企業の一般的な経営計画書には、「物流の改善により物流費用の効率化を図る」と
いうような表現をよく見かける。しかし、物流コストの削減はこのような一般的取り組みでは
絶対効果が出ない。なぜかと言うと、物流コストについての実質責任者は通常存在して
いないからである。物流コストは、経営組織の生産・仕入・販売・物流など各部門の活動の
総合結果として発生するものである。
例えば、物流コストの大きな要因となる、過剰在庫がなぜ発生するのか考えてみればよくわかる。
したがって「各関係者が、何を、どのように」取り組むのか明確にしないと効果は出ない。

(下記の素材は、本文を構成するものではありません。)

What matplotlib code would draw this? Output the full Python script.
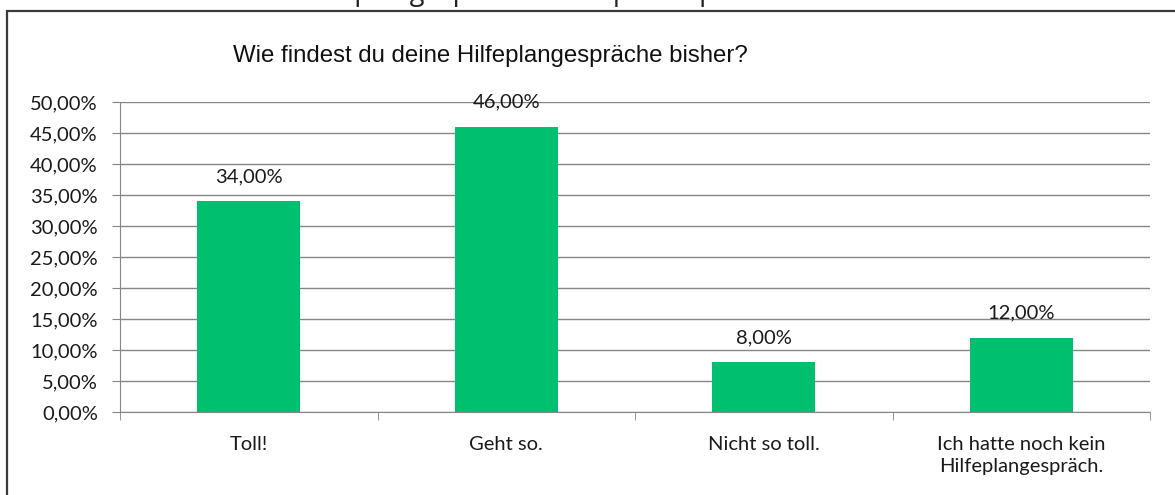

組織全体に物流コスト改善を意識させるには、経営全体のために、なぜ今やらねばならないのか、
その目的や目標を明確に示さねばならない。例えば「競争環境の激化に耐え抜くため、
経費を○○縮減せねばならない。そのうち半分の○○は物流コストの縮減を行う」などと、
宣言し危機感を訴えないといけない。ある中小企業の社長は「このままでは、
人を減らさざるを得ない。管理職たちは、知恵を絞って物流コストを削減するか、
または部下の首を切るのか真剣に考えて欲しい」と訴え、大幅な物流コスト削減を実現した。
このようにしてこそ組織が真剣に協力し取り組み、初めて成果が生れる。物流コスト戦略は
それをやる価値が大きく、また実行できる経営課題なのである。